Why do we shrink from interaction with others? For the same reasons we have turned from meaningful relationship with God. Stubbornness, rebellion, and pride. Whether or not we realize, it takes humility and initiative to be the person who picks up the phone and connects with someone, schedules time for coffee or beer with an old friend, or even (gasp!) drops by a neighbor’s house unannounced to say hello. It requires us to check our ego and recognize we are not the center of the universe, not owed a favor by others, and not able to live a meaningful existence in the sole service of our individual desires and feelings.
How about you? When is the last time you stopped thinking about your own needs and selflessly engaged in direct, meaningful outreach with another – not for what you could get out of it but to make the other person feel loved and appreciated? Today is a great day to do that. How about reaching out to someone to say hello, ask them to lunch, or see if they’d be interested in working on a volunteer project with you?

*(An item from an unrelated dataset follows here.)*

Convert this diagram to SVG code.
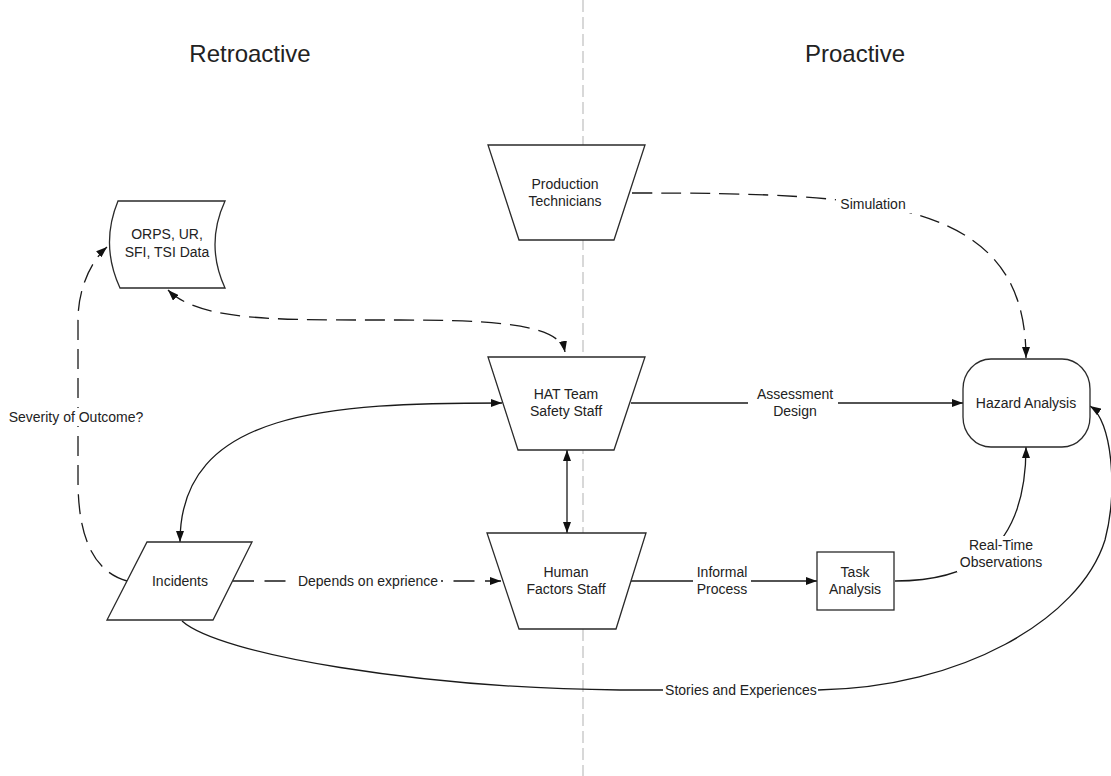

We truly are built for relationship and to have that commodity in a real way, we must be vulnerable. Each of us must be the supplicant I didn’t like being during those phone calls when I was in elementary school. It may not be to ask for a roster of government officials or a park map from a toll-free answering service, but we all need something from other people that can’t be accessed by pushing a button on an app. And they need something from us.
Let’s swallow our pride and stop being passive due to fear of rejection or whatever it is that stands in the way of meaningful connection with others. Take the initiative and pick up the phone.